I got into bmx pretty heavily when My family moved to Ithaca Ny, from Long Island in 1986, after my pops retired from the service… We lived a few miles out of town, and on the drive home, we usually passed a bike shop called Pedal Away.
The shop carried bmx parts, and ran Pedal Sport, the local BMX track where I first met Toast…I first saw Guav, and a few other freestylers outside that shop, they were a part of the freestyle team at Pedal Away, and they were some of the first freestylers I had ever seen. (guav denies it to this day but i swear he had a Stryper t shirt on). I remember seeing those dudes around, on Skyway street beats and such, being totally stoked.
Anyrate, Tag, Bones, Gilly, and I raced, and jumped dirt mounds, while these dudes did cherry pickers and nourie stands on the other side of town… We sometimes would cross paths at ACS, where Gilly and Bones went to school. ACS had a basketball court with Ramps, and we would launch off them, onto a grassy hill. Sometimes Kelly and his brother Kim would roll up, and park their truck behind the ramp, and launch over it, while one of them sat in the Bed, drinking rolling rocks. They usually wore motocross pants while doing this, that were cut into shorts.

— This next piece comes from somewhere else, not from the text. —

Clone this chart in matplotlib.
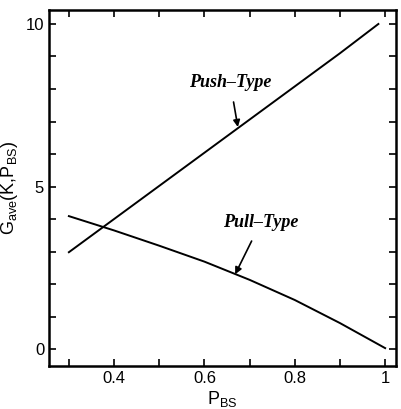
import numpy as np
import matplotlib.pyplot as plt
from matplotlib.ticker import MultipleLocator

plt.rcParams['font.family'] = ['Liberation Sans', 'DejaVu Sans']

# curves
pBS = [0.3, 0.4, 0.5, 0.6, 0.7, 0.8, 0.9, 0.985]
pushType = [2.98, 4.0, 5.02, 6.04, 7.06, 8.08, 9.1, 10.0]
pullX = [0.3, 0.4, 0.5, 0.6, 0.7, 0.8, 0.9, 1.0]
pullType = [4.09, 3.65, 3.18, 2.69, 2.13, 1.51, 0.80, 0.03]

xTicks = [0.4, 0.6, 0.8, 1.0]
xTickLabels = ['0.4', '0.6', '0.8', '1']
yTicks = [0, 5, 10]

fig = plt.figure(figsize=(4.02, 4.09), dpi=100)
ax = fig.add_axes([49 / 402, 1 - 366 / 409, (396 - 49) / 402, (366 - 10) / 409])

ax.plot(pBS, pushType, color='black', lw=1.4)
ax.plot(pullX, pullType, color='black', lw=1.4)

ax.set_xlim(0.256, 1.024)
ax.set_ylim(-0.52, 10.43)
ax.set_xticks(xTicks)
ax.set_xticklabels(xTickLabels)
ax.set_yticks(yTicks)
ax.xaxis.set_minor_locator(MultipleLocator(0.1))
ax.yaxis.set_minor_locator(MultipleLocator(1))
ax.tick_params(which='both', direction='in', top=True, right=True, width=1.2)
ax.tick_params(which='major', length=5, labelsize=12)
ax.tick_params(which='minor', length=5)
for s in ax.spines.values():
    s.set_linewidth(1.8)

ax.set_xlabel(r'P$_{\mathregular{BS}}$', fontsize=13, labelpad=2)
ax.set_ylabel(r'G$_{\mathregular{ave}}$(K,P$_{\mathregular{BS}}$)', fontsize=13, labelpad=4)

labelFont = dict(family='Liberation Serif', style='italic', weight='bold', fontsize=13)
ax.annotate('Push\u2013Type', xy=(0.674, 6.83), xytext=(0.657, 8.2),
            ha='center', va='center', **labelFont,
            arrowprops=dict(arrowstyle='-|>', color='black', lw=1.2,
                            shrinkA=6, shrinkB=0, mutation_scale=10))
ax.annotate('Pull\u2013Type', xy=(0.668, 2.3), xytext=(0.725, 3.9),
            ha='center', va='center', **labelFont,
            arrowprops=dict(arrowstyle='-|>', color='black', lw=1.2,
                            shrinkA=6, shrinkB=0, mutation_scale=10))

fig.savefig('out.png', dpi=100)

Around the same time period, we started going to see Toast’s band “milktoast” at the local punk shows, called ‘Ithacore’. Toast was into speedmetal, punk rock and BMX, and his casette tapes had these Awesome graphics on the cover, drawn by some dude named Banx.

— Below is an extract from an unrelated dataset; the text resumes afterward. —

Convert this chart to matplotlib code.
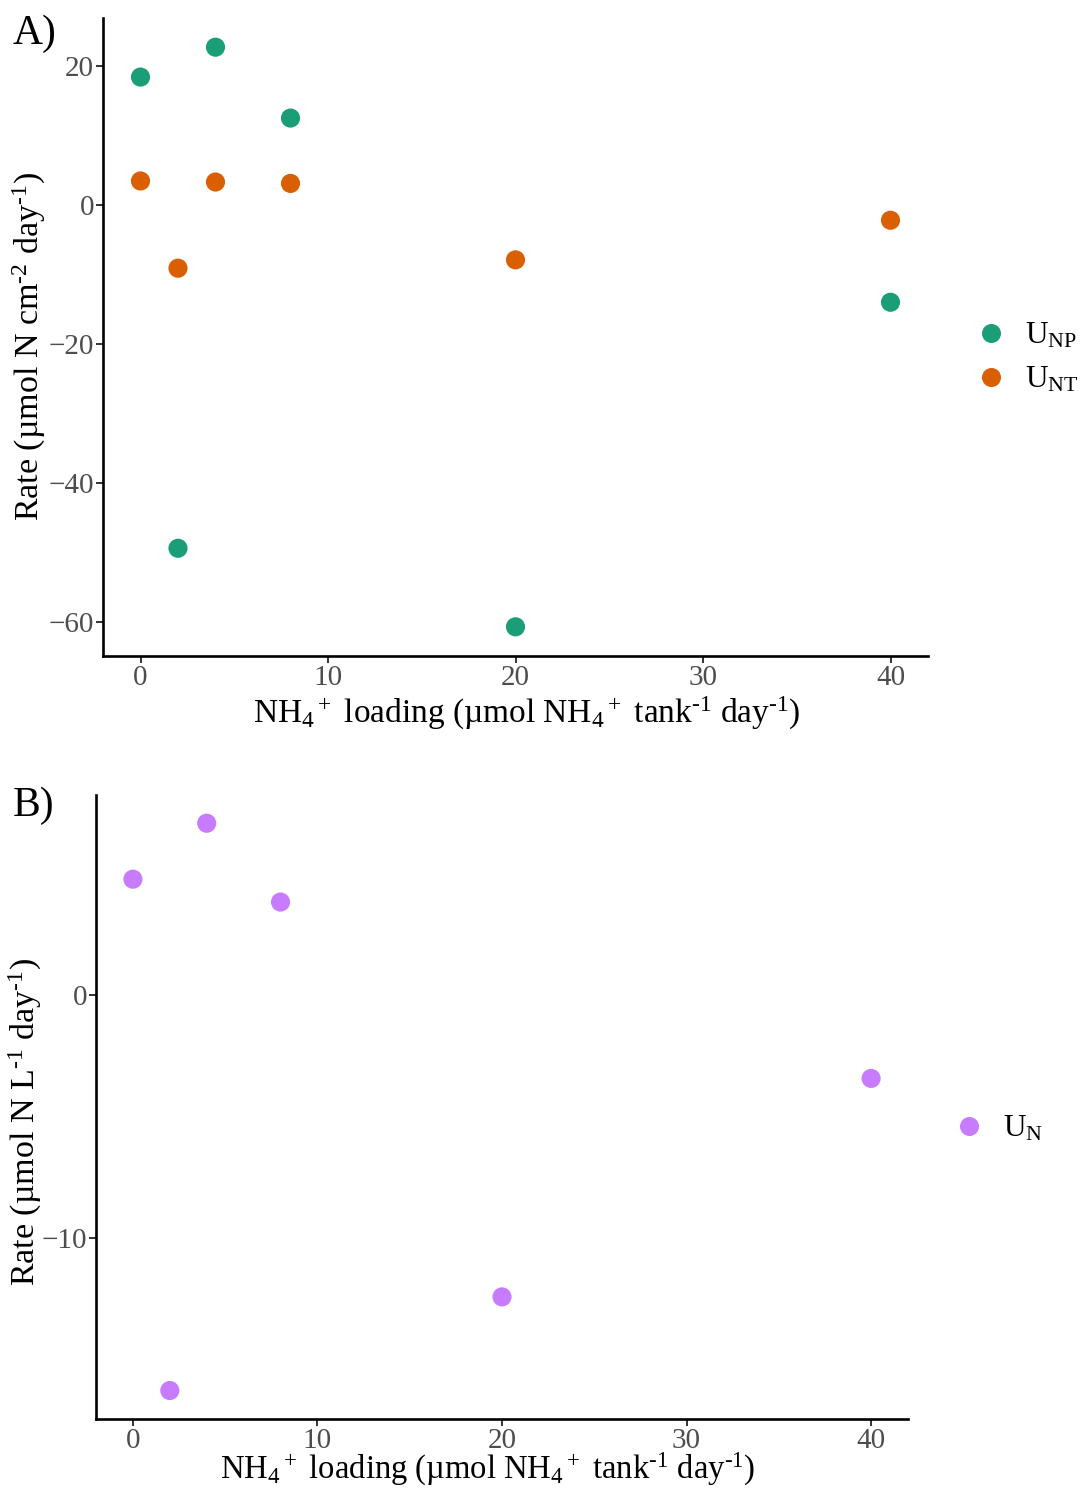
import matplotlib
matplotlib.use("Agg")
import matplotlib.pyplot as plt
from matplotlib.lines import Line2D

plt.rcParams['font.family'] = ['Liberation Serif', 'DejaVu Serif']
plt.rcParams['mathtext.fontset'] = 'custom'
plt.rcParams['mathtext.rm'] = 'Liberation Serif'
plt.rcParams['mathtext.it'] = 'Liberation Serif'
plt.rcParams['mathtext.bf'] = 'Liberation Serif'
plt.rcParams['mathtext.default'] = 'regular'

# ---- data ----
loading = [0, 2, 4, 8, 20, 40]
u_np = [18.4, -49.4, 22.7, 12.5, -60.7, -14.0]
u_nt = [3.45, -9.1, 3.3, 3.1, -7.9, -2.2]
u_n = [4.75, -16.27, 7.05, 3.81, -12.42, -3.44]

xticks = [0, 10, 20, 30, 40]
yticks_a = [-60, -40, -20, 0, 20]
yticks_b = [-10, 0]

col_np = '#1B9E77'
col_nt = '#D95F02'
col_n = '#C77CFF'

W, H = 1082, 1492
fig = plt.figure(figsize=(W / 100, H / 100), dpi=100)

def frac(l, t, r, b):
    return [l / W, 1 - b / H, (r - l) / W, (b - t) / H]

axA = fig.add_axes(frac(103, 18, 928, 656))
axB = fig.add_axes(frac(96, 795, 908, 1419))

xlabel = r"NH$_4{}^+$ loading (µmol NH$_4{}^+$ tank$^{\text{-}1}$ day$^{\text{-}1}$)"

def style(ax):
    for s in ['top', 'right']:
        ax.spines[s].set_visible(False)
    for s in ['left', 'bottom']:
        ax.spines[s].set_linewidth(1.9)
        ax.spines[s].set_color('black')
    ax.tick_params(axis='both', length=5, width=1.4, color='#333333',
                   labelcolor='#4D4D4D', labelsize=21, pad=1.5)
    ax.set_xticks(xticks)
    ax.set_xlim(-2, 42)

MS = 190
axA.scatter(loading, u_np, s=MS, color=col_np, edgecolors='none', zorder=3)
axA.scatter(loading, u_nt, s=MS, color=col_nt, edgecolors='none', zorder=3)
style(axA)
axA.set_yticks(yticks_a)
axA.set_yticklabels(['\u221260', '\u221240', '\u221220', '0', '20'])
axA.set_ylim(-64.9, 26.9)
axA.set_xlabel(xlabel, fontsize=24, labelpad=2.5)
axA.xaxis.label.set_x((527 - 103) / 825)
axA.set_ylabel(r"Rate (µmol N cm$^{\text{-}2}$ day$^{\text{-}1}$)", fontsize=24.5)
axA.yaxis.set_label_coords(-0.0665, (656 - 347) / (656 - 18))

axB.scatter(loading, u_n, s=MS, color=col_n, edgecolors='none', zorder=3)
style(axB)
axB.set_yticks(yticks_b)
axB.set_yticklabels(['\u221210', '0'])
axB.set_ylim(-17.44, 8.21)
axB.set_xlabel(xlabel, fontsize=23.5, labelpad=-2)
axB.xaxis.label.set_x((488 - 96) / 812)
axB.set_ylabel(r"Rate (µmol N L$^{\text{-}1}$ day$^{\text{-}1}$)", fontsize=24.5)
axB.yaxis.set_label_coords(-0.0635, (1419 - 1122) / (1419 - 795))

def mk(c):
    return Line2D([], [], linestyle='none', marker='o', markersize=13.7,
                  markerfacecolor=c, markeredgecolor='none')

legA = fig.legend([mk(col_np), mk(col_nt)], [r"U$_{NP}$", r"U$_{NT}$"],
                  loc='center left', bbox_to_anchor=(975 / W, 1 - 358 / H),
                  frameon=False, fontsize=22.5, handlelength=1.0,
                  handletextpad=0.6, labelspacing=0.45, borderpad=0,
                  borderaxespad=0)
legB = fig.legend([mk(col_n)], [r"U$_{N}$"],
                  loc='center left', bbox_to_anchor=(953 / W, 1 - 1129 / H),
                  frameon=False, fontsize=22.5, handlelength=1.0,
                  handletextpad=0.6, borderpad=0, borderaxespad=0)

fig.text(13 / W, 1 - 34 / H, "A)", fontsize=30, va='center', ha='left')
fig.text(13 / W, 1 - 806 / H, "B)", fontsize=30, va='center', ha='left')

fig.savefig("out.png", dpi=100)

Guav, Banx, Gilly, Bones, all went to the same school,the rest of us went to different high schools, we all got to know each other through the music scene and bmx. Being it was the late eighties, in a small town in upstate NY, there was an unwritten connection between bmxers, punk rockers, skateboarders and such, as we probably totaled 25 in a town filled with jocks, ivy leaguers, and rednecks.

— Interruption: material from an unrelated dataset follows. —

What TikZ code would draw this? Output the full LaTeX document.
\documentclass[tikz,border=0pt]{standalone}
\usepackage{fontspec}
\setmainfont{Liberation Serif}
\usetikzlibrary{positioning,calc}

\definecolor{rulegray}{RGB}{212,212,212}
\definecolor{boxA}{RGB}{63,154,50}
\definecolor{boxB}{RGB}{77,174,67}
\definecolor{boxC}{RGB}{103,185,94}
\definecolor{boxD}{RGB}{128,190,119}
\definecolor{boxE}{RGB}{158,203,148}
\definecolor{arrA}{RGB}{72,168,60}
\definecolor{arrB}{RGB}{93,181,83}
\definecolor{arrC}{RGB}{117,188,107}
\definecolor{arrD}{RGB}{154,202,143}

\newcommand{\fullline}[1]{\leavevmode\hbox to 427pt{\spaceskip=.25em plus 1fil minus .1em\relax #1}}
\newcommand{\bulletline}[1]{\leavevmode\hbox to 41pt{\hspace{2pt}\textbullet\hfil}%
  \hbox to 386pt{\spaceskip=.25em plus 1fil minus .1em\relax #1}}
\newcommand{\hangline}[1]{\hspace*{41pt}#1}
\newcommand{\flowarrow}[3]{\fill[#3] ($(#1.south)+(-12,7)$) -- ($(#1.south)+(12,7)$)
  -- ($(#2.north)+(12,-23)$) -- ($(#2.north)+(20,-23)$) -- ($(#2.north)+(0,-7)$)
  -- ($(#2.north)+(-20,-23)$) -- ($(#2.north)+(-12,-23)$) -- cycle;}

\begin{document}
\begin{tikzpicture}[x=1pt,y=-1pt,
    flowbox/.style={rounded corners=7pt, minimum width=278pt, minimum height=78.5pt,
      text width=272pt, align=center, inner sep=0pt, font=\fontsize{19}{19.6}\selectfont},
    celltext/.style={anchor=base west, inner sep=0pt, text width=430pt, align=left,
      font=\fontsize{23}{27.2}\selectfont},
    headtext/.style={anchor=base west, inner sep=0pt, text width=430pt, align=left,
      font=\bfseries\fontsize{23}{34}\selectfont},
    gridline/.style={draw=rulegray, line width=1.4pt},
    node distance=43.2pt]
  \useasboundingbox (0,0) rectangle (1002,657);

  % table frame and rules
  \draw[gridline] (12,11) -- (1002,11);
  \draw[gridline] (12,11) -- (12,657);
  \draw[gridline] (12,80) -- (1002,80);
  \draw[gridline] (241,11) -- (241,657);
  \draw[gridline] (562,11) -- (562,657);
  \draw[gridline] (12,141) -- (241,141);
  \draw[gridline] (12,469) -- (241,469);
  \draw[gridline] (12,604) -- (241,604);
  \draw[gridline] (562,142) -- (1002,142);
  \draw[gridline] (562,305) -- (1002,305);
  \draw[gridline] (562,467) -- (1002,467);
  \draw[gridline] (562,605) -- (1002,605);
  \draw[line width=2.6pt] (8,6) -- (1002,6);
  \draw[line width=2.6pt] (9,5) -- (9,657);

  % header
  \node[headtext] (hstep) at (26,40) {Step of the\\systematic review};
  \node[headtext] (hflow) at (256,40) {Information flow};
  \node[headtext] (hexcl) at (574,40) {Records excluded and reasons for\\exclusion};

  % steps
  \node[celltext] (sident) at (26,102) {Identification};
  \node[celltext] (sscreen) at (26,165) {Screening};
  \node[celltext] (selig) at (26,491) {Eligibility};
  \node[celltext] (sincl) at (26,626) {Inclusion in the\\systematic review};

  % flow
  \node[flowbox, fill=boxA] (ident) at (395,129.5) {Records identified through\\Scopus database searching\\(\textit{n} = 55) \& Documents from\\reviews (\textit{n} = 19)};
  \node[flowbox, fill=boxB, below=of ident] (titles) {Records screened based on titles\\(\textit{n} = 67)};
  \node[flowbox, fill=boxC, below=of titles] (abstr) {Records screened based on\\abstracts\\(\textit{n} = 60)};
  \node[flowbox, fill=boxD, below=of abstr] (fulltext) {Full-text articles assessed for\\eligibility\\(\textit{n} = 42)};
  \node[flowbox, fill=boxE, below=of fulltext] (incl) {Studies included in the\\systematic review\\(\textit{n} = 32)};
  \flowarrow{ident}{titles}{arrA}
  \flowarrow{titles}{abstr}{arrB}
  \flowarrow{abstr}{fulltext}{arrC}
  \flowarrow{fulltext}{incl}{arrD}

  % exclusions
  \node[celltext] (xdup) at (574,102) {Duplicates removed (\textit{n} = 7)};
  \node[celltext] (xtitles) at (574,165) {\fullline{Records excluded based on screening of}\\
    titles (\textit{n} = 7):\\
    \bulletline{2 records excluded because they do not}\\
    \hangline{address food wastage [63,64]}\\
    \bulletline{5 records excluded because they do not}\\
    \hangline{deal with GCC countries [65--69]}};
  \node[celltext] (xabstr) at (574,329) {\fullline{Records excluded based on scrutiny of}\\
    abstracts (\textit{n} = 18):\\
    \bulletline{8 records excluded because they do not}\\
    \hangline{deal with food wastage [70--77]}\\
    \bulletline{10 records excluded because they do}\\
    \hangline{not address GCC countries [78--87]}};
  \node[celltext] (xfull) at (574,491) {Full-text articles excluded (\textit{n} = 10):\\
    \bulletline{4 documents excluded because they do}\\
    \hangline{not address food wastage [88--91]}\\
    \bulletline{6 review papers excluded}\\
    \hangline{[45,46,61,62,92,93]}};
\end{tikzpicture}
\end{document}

Some 20 years later, most of us still stay in touch, and are still doing our small town rebellion good timing, through bmx, music and art. Guav Did the Graphics you can see on the FBM completes, and Banks Violette just had some wacky art show in NYC, Gilly is still dialing in the dirt jumps, Toast is in the running for best 40 and over 1 footed table tops…and I am sitting here typing up some irrelevant mess, connecting all of our pasts..
On June 20th, you can see the influence, and the commentary, of these guys, and more at the Bicycle Film Festival, when Joe Stakun premieres the documentary about FBM Bike Company.